「私」は私(肉体の意識)を追う影である。文明開化とともにこの国はその「私」の更に進行した形態の西洋版「私」を輸入した。しかしそこにその「私」の創造主である絶対的な「神」の概念は含まれてはおらず、つまりそれは製造元不明不在の「私」根拠のない形のない見えない「私」の輸入であった。結果的として薄弱な曖昧な存在「私」の不安と空虚に震える夥しい影の群れが黒々とこの国を覆い、それは病んだ森のように現代も拡大する一方である。

 影が影でないことの証明、つまり実在しない者が実在するように見せまた自らもそう感じるには莫大な実在する者の消費、大量の自然を生命を破壊し影が摂取出来る意味へと変え消費しなくてはならない。「私」と大量消費社会は不可分なのだ。

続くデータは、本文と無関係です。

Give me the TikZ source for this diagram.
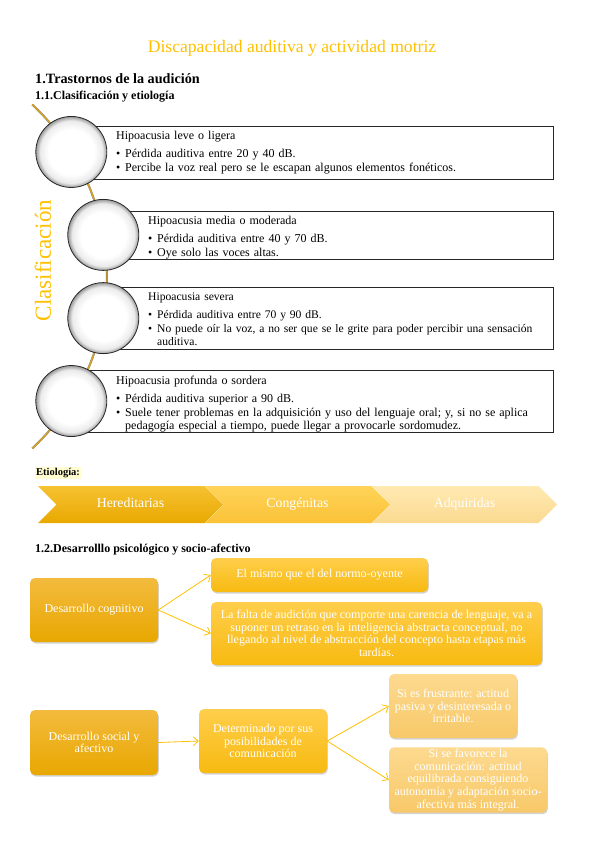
\documentclass[tikz,border=0pt]{standalone}
\usepackage{fontspec}
\setmainfont{Liberation Serif}
\usetikzlibrary{arrows.meta,shapes.symbols,shadows}
\definecolor{titlegold}{HTML}{FFC000}
\definecolor{chaingold}{HTML}{D9A521}
\definecolor{dkTop}{HTML}{F3BB3E}
\definecolor{dkBot}{HTML}{E8A700}
\definecolor{mdTop}{HTML}{FFCE4C}
\definecolor{mdBot}{HTML}{F7BA10}
\definecolor{plTop}{HTML}{FDDA90}
\definecolor{plBot}{HTML}{F7C868}
\definecolor{chAtop}{HTML}{F6C232}
\definecolor{chAbot}{HTML}{E8A800}
\definecolor{chBtop}{HTML}{FFD358}
\definecolor{chBbot}{HTML}{FAC238}
\definecolor{chCtop}{HTML}{FFE9B2}
\definecolor{chCbot}{HTML}{FBDA90}
\pgfdeclareradialshading{discrim}{\pgfpoint{0bp}{0bp}}{color(0bp)=(white); color(16bp)=(white); color(22bp)=(black!8); color(25bp)=(black!40); color(50bp)=(black!40)}
\newcommand{\bul}[1]{\par\vskip1.5pt\noindent\makebox[9pt][l]{\textbullet}\parbox[t]{410pt}{\raggedright#1}}
\tikzset{
  listbox/.style={draw=black!85, line width=0.8pt, fill=white, anchor=west, inner sep=0pt},
  disc/.style={circle, minimum size=71pt, inner sep=0pt, draw=black!85, line width=0.8pt, shading=discrim},
  listtext/.style={anchor=north west, inner sep=0pt, text width=430pt, align=left,
    font=\fontsize{12}{13}\selectfont},
  chev/.style={signal, signal from=west, signal to=east, minimum width=185pt,
    minimum height=37pt, inner sep=0pt, text=white, text height=9pt, text depth=3pt,
    font=\fontsize{13.8}{15}\selectfont},
  flow/.style={rounded corners=5pt, inner sep=2pt, align=center, text=white,
    font=\fontsize{12}{12.6}\selectfont,
    drop shadow={shadow xshift=0.8pt, shadow yshift=-1.5pt, opacity=0.35}},
  dark/.style={flow, top color=dkTop, bottom color=dkBot},
  mid/.style={flow, top color=mdTop, bottom color=mdBot},
  pale/.style={flow, top color=plTop, bottom color=plBot},
  arrowline/.style={draw=titlegold, line width=0.8pt, >={Straight Barb[length=5pt,width=9pt]}}
}
\begin{document}
\begin{tikzpicture}[x=1pt, y=-1pt]
  \useasboundingbox (0,0) rectangle (599,848);
  % headings
  \node[text=titlegold, font=\fontsize{17.6}{20}\selectfont] (title) at (292,48)
    {Discapacidad auditiva y actividad motriz};
  \node[anchor=west, inner sep=0pt, font=\bfseries\fontsize{14.2}{16}\selectfont] (sec1) at (35,79)
    {1.Trastornos de la audición};
  \node[anchor=west, inner sep=0pt, font=\bfseries\fontsize{12}{14}\selectfont] (sec11) at (35,97)
    {1.1.Clasificación y etiología};

  % clasificacion: chain, boxes, circles
  \coordinate (hub) at (-128,276.5);
  \draw[draw=black!55, line width=0.3pt, double=chaingold, double distance=1.4pt]
    (hub) ++(-47:235) arc[start angle=-47, end angle=47, radius=235];
  \node[listbox, minimum width=482pt, minimum height=53pt] (box1) at (71,152.5) {};
  \node[listbox, minimum width=450pt, minimum height=48pt] (box2) at (103,235) {};
  \node[listbox, minimum width=450pt, minimum height=62pt] (box3) at (103,318) {};
  \node[listbox, minimum width=482pt, minimum height=62pt] (box4) at (71,401) {};
  \path (hub) ++(-32:235) node[disc] (c1) {}
        (hub) ++(-10.2:235) node[disc] (c2) {}
        (hub) ++(10.2:235) node[disc] (c3) {}
        (hub) ++(32:235) node[disc] (c4) {};
  \node[rotate=90, text=titlegold, font=\fontsize{23}{27}\selectfont] (clasif) at (43,260.5) {Clasificación};

  \node[listtext] (txt1) at (116,131) {Hipoacusia leve o ligera\vskip3pt
    \bul{Pérdida auditiva entre 20 y 40 dB.}
    \bul{Percibe la voz real pero se le escapan algunos elementos fonéticos.}};
  \node[listtext] (txt2) at (148,216) {Hipoacusia media o moderada\vskip3pt
    \bul{Pérdida auditiva entre 40 y 70 dB.}
    \bul{Oye solo las voces altas.}};
  \node[listtext, font=\fontsize{11.6}{13}\selectfont] (txt3) at (148,293) {Hipoacusia severa\vskip3pt
    \bul{Pérdida auditiva entre 70 y 90 dB.}
    \bul{No puede oír la voz, a no ser que se le grite para poder percibir una sensación\\auditiva.}};
  \node[listtext] (txt4) at (116,376) {Hipoacusia profunda o sordera\vskip3pt
    \bul{Pérdida auditiva superior a 90 dB.}
    \bul{Suele tener problemas en la adquisición y uso del lenguaje oral; y, si no se aplica\\pedagogía especial a tiempo, puede llegar a provocarle sordomudez.}};

  % etiologia
  \node[anchor=west, inner sep=1pt, fill=yellow!18, font=\bfseries\fontsize{10.5}{12}\selectfont] (etio) at (35,473) {Etiología:};
  \node[chev, top color=chCtop, bottom color=chCbot] (adq) at (464.5,504.5) {Adquiridas};
  \node[chev, top color=chBtop, bottom color=chBbot] (cong) at (297.5,504.5) {Congénitas};
  \node[chev, top color=chAtop, bottom color=chAbot] (here) at (130.5,504.5) {Hereditarias};

  % desarrollo psicologico
  \node[anchor=west, inner sep=0pt, font=\bfseries\fontsize{12}{14}\selectfont] (sec12) at (35,550)
    {1.2.Desarrolllo psicológico y socio-afectivo};
  \node[dark, minimum width=128pt, minimum height=64pt] (cog) at (94,610) {Desarrollo cognitivo};
  \node[mid, minimum width=217pt, minimum height=34pt] (mismo) at (319.5,575) {El mismo que el del normo-oyente};
  \node[mid, minimum width=331pt, minimum height=63pt] (falta) at (376.5,633.5)
    {La falta de audición que comporte una carencia de lenguaje, va a\\
     suponer un retraso en la inteligencia abstracta conceptual, no\\
     llegando al nivel de abstracción del concepto hasta etapas más\\
     tardías.};
  \node[dark, minimum width=128pt, minimum height=65pt] (social) at (94,742.5) {Desarrollo social y\\afectivo};
  \node[mid, minimum width=128pt, minimum height=64pt] (det) at (263,741)
    {Determinado por sus\\posibilidades de\\comunicación};
  \node[pale, minimum width=128pt, minimum height=64pt] (frus) at (453,706)
    {Si es frustrante: actitud\\pasiva y desinteresada o\\irritable.};
  \node[pale, minimum width=158pt, minimum height=64pt] (fav) at (468,780)
    {Si se favorece la\\comunicación: actitud\\equilibrada consiguiendo\\autonomía y adaptación socio-\\afectiva más integral.};
  \begin{scope}[->, arrowline]
    \draw (cog.east) to (mismo.west);
    \draw (cog.east) to (falta.west);
    \draw (social.east) to (det.west);
    \draw (det.east) to (frus.west);
    \draw (det.east) to (fav.west);
  \end{scope}
\end{tikzpicture}
\end{document}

 或いは影は「神」を求める、「真理」を求める、「愛」を求める。しかしそれらはどれも同じに結局は自分が影ではない、根拠ある意味のある実在だと保証してくれる他者を求めているのである。そしてその恋する相手は実在でなくてはならない。非実在、自分と同じ影の相手にいくら手厚く「私」を保証されても意味はないのだ。恋をする彼や彼女との距離が彼や彼女を実在だと影に勘違いさせ、つまりは彼や彼女が輝いて見える。しかし彼や彼女と距離が近付き、その正体への理解が深まるほど、彼や彼女が自分と同じ影だという隠すことの出来ない事実が露わとなっていく。でもそれはお互い様だ。その点「神」や「真理」は決してその正体を影に暴露することなく、つまりその不可能な距離によって影の恋、希望を半ば永久的に引き延ばすことが出来る。しかし「神」や「真理」はそれが本当に実在であるなら決して影の存在を保証したりしない。影の祈りにも影の問いにも答えることはない。むしろその神聖な沈黙の火炎によって影を「私」を虚妄を焼き滅ぼす。